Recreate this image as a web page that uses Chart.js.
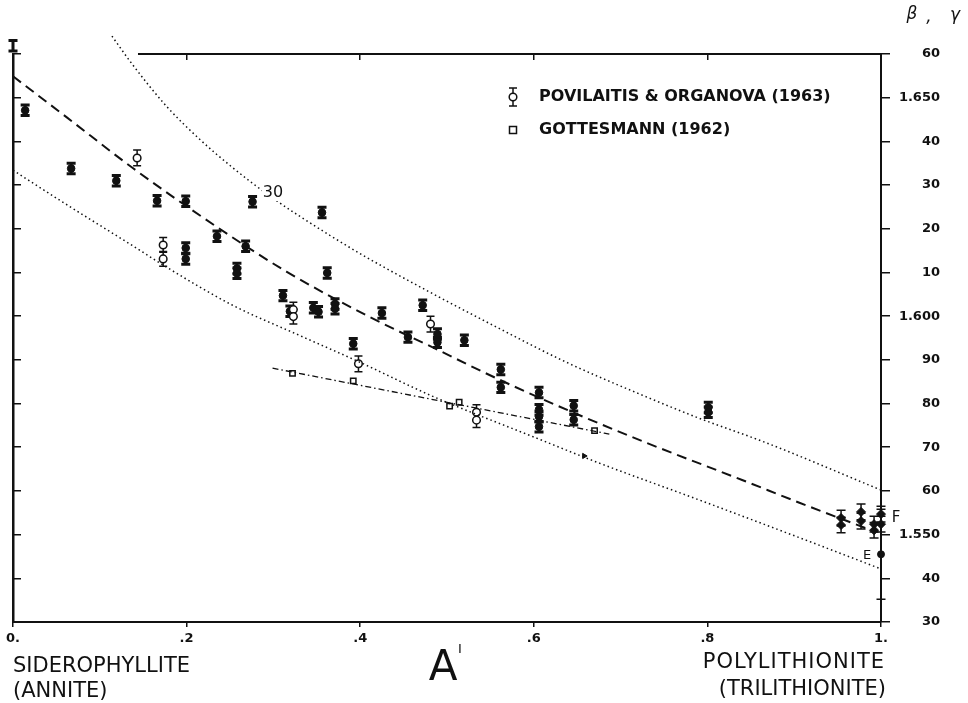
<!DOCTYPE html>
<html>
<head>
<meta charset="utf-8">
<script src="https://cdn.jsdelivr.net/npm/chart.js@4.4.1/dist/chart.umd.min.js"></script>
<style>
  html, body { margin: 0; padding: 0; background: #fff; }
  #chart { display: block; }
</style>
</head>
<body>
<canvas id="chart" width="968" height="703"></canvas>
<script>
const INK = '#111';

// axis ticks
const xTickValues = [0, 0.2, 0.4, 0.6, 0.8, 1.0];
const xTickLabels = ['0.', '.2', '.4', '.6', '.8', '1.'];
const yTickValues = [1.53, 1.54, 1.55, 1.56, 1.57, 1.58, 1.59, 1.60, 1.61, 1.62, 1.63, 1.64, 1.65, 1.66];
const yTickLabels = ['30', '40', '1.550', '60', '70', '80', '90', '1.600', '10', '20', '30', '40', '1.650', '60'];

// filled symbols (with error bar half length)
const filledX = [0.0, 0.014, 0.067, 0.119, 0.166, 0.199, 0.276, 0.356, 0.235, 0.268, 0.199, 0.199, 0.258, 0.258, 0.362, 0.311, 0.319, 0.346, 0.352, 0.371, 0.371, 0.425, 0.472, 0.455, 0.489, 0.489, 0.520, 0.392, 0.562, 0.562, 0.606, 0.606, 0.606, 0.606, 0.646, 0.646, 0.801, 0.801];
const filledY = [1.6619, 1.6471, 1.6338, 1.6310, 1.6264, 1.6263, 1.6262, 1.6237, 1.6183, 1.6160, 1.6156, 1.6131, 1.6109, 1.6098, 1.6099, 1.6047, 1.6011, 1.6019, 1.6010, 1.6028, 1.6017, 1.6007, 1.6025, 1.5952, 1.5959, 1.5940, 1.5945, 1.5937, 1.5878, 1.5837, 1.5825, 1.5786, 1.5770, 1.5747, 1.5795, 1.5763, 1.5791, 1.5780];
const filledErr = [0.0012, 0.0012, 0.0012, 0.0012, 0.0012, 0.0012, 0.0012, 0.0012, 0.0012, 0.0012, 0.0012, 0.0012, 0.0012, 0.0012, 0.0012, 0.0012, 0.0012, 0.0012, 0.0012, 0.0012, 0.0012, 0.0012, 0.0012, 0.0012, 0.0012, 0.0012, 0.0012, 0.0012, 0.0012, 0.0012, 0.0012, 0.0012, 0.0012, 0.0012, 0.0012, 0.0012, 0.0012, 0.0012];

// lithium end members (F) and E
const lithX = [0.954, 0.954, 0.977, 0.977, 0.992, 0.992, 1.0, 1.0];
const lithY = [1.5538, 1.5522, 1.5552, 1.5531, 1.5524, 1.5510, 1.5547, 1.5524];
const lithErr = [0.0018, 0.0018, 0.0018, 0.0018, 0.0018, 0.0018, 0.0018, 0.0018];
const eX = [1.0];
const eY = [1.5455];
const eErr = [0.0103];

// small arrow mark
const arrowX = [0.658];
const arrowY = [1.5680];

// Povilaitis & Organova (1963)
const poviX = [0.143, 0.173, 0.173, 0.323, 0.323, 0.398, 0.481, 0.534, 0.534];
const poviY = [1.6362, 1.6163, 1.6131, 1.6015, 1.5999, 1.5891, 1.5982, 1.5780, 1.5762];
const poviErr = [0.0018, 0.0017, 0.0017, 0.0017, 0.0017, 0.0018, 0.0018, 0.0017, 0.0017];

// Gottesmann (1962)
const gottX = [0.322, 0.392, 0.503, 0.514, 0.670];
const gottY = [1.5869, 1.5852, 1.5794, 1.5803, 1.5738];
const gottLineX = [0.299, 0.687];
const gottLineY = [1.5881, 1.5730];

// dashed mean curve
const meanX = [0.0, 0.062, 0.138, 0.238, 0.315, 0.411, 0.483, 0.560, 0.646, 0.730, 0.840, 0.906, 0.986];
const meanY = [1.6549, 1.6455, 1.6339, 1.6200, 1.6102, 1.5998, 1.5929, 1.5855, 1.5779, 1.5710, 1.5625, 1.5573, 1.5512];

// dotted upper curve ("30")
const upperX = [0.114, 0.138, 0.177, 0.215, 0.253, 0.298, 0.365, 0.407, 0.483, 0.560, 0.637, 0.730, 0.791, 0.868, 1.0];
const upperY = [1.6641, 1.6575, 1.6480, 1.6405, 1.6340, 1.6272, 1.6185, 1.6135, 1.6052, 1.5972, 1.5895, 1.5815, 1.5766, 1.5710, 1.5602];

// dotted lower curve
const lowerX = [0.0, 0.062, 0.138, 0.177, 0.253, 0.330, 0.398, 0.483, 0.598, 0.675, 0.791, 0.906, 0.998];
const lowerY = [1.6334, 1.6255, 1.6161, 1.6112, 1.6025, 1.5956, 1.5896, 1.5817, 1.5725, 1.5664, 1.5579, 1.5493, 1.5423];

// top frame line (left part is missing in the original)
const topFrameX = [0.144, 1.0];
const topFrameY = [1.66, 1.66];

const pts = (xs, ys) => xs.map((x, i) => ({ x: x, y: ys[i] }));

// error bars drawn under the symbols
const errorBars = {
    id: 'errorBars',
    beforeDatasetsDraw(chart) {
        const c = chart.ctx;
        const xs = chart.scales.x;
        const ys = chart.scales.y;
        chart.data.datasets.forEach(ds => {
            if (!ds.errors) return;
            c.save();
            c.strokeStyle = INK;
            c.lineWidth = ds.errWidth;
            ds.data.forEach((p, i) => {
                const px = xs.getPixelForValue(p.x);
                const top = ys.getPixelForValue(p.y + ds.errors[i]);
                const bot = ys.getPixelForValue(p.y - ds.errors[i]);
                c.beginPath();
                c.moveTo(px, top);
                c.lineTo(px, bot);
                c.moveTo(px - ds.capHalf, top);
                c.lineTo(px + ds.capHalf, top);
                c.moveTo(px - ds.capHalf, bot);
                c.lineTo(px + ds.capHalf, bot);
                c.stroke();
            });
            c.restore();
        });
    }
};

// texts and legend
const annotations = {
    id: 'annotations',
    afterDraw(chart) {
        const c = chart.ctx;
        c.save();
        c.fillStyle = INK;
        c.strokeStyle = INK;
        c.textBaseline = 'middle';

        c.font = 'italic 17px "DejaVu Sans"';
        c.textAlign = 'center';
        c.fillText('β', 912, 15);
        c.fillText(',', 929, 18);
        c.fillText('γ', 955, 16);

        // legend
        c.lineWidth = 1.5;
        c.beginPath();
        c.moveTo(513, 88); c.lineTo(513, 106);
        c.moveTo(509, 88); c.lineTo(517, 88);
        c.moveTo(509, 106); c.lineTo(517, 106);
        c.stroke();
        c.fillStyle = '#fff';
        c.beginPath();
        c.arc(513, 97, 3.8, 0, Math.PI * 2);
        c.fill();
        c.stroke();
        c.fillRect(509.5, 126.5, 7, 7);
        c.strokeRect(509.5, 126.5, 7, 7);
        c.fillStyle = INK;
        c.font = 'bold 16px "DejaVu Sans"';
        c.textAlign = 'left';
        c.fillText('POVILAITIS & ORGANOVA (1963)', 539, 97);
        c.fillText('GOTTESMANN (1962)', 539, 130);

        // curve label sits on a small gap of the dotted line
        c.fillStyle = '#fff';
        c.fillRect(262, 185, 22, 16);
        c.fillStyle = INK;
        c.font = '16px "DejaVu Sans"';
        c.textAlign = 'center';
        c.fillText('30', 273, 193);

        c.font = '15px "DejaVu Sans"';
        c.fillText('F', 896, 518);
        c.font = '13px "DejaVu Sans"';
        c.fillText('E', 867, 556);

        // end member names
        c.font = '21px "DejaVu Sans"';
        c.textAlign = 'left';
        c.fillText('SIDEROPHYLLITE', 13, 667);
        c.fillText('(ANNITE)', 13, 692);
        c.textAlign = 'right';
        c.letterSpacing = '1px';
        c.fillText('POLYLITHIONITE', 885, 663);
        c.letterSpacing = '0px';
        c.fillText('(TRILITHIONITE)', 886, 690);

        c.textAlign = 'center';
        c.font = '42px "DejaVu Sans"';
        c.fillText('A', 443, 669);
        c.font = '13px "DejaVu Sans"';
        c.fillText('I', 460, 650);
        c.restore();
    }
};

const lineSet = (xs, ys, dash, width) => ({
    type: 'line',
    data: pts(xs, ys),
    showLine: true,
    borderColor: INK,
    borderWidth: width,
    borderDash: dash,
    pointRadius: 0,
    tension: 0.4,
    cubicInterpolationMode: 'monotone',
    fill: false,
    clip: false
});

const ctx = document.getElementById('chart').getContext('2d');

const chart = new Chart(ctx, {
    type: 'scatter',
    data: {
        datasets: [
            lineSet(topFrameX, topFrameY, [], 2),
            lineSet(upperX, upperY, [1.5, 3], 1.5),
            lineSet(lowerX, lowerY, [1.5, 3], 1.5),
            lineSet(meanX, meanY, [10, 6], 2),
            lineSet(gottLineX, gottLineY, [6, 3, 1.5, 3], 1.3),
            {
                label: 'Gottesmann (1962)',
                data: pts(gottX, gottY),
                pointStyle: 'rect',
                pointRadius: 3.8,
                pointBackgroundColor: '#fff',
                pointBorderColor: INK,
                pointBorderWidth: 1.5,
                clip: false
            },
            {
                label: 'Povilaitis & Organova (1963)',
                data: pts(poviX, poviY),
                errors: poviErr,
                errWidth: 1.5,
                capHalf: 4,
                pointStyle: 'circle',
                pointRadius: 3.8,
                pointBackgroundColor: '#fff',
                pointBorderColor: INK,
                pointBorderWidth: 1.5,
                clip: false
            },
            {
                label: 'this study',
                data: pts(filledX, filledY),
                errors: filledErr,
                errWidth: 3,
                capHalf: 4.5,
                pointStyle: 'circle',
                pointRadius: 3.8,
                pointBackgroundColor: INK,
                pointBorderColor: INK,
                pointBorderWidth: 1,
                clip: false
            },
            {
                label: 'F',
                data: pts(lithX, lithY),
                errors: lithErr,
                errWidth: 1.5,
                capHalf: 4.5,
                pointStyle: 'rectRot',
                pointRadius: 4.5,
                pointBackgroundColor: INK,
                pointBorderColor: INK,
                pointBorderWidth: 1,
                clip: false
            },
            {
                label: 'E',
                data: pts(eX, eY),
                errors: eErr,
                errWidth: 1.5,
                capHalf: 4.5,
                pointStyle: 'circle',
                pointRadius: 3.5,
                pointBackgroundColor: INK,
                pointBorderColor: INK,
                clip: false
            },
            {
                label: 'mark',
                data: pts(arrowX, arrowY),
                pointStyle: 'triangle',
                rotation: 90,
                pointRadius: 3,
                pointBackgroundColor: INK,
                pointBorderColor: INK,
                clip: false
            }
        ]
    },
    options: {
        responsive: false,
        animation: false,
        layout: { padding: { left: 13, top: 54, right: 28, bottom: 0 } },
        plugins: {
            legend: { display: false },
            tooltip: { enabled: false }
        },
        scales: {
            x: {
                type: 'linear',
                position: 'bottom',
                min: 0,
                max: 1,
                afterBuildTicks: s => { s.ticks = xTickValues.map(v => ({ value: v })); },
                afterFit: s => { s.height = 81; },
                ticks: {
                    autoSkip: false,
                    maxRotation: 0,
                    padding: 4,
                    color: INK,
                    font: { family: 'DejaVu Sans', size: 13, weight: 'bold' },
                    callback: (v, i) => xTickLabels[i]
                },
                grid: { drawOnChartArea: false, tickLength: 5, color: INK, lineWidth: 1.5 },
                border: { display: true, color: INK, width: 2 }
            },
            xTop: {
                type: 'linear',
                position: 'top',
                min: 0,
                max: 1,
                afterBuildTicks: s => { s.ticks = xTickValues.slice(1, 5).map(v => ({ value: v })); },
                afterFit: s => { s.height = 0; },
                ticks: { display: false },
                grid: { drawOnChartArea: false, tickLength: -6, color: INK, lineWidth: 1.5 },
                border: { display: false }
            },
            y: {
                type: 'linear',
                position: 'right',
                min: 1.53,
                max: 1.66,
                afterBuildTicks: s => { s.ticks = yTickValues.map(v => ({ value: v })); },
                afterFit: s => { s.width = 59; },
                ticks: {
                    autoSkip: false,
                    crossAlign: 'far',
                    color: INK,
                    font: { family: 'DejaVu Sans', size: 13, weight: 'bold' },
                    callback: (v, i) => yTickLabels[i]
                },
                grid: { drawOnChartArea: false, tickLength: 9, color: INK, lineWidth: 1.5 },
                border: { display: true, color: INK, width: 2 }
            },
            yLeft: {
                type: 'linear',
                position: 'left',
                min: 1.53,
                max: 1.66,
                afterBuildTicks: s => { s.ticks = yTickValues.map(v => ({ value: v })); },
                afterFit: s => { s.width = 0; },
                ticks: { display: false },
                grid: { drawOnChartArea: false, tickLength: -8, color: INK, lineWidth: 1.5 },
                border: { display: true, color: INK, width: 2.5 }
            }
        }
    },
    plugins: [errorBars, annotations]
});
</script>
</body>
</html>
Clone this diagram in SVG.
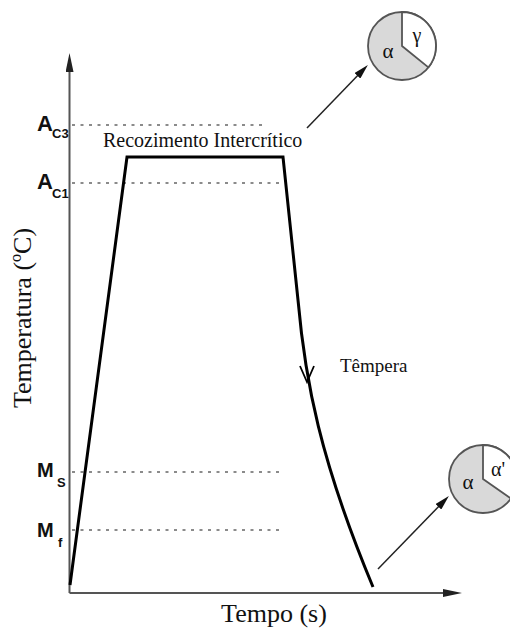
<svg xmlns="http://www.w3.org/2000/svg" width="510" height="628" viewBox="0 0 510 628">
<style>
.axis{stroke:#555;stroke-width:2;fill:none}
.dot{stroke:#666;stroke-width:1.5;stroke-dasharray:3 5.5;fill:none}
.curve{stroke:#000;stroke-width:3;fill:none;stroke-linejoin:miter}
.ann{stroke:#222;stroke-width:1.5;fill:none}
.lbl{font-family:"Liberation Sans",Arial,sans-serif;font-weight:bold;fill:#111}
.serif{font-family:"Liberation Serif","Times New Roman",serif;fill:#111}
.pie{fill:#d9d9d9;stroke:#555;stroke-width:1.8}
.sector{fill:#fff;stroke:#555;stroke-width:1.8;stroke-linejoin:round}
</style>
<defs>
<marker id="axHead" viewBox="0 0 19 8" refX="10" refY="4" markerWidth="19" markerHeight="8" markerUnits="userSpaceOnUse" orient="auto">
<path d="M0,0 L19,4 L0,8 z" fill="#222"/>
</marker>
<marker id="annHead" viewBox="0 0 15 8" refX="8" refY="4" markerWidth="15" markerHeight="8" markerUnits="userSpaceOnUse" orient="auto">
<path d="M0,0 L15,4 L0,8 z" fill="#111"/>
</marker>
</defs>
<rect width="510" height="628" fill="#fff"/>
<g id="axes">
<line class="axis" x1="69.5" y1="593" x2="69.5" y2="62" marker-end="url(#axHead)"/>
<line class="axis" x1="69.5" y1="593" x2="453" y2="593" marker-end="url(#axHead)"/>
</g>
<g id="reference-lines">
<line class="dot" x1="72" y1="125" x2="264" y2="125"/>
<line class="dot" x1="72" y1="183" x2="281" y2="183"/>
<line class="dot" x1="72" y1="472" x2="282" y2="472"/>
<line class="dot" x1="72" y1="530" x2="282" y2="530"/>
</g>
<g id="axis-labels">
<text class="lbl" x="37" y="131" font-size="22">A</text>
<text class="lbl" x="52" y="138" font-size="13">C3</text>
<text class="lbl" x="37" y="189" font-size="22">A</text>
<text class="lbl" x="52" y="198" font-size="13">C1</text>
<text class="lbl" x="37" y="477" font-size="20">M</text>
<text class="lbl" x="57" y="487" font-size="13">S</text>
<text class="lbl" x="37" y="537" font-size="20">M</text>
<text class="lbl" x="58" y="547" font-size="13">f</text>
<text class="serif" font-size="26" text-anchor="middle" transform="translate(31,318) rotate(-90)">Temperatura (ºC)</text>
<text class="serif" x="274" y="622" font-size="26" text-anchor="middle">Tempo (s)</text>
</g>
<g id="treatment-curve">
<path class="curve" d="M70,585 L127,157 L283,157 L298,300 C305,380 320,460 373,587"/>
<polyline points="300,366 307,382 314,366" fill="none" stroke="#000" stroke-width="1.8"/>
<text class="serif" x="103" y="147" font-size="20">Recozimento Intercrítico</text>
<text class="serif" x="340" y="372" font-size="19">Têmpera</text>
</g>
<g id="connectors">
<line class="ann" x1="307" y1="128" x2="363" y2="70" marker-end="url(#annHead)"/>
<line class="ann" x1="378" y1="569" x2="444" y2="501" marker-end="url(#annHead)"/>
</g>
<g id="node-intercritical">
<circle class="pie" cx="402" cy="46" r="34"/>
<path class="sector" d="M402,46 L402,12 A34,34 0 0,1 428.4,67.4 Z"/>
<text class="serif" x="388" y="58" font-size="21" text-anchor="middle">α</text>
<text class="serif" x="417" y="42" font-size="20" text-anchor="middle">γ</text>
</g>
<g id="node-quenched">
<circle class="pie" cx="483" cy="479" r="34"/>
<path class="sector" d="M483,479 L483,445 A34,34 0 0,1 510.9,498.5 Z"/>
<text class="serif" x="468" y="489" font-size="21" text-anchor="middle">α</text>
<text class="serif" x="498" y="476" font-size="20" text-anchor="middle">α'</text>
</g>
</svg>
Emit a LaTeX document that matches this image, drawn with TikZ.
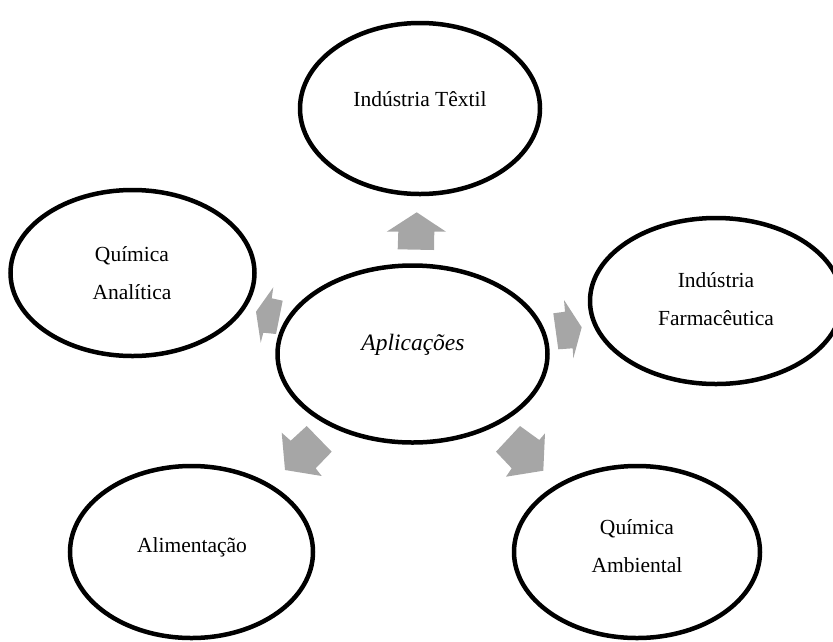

————————

=== GIVEN PROBLEM ===
Using the records above, gather all lines where the string "with" is present.

=== EXPECTED ANSWER ===
// filled symbols (with error bar half length)
Emit a LaTeX document that matches this image, drawn with TikZ.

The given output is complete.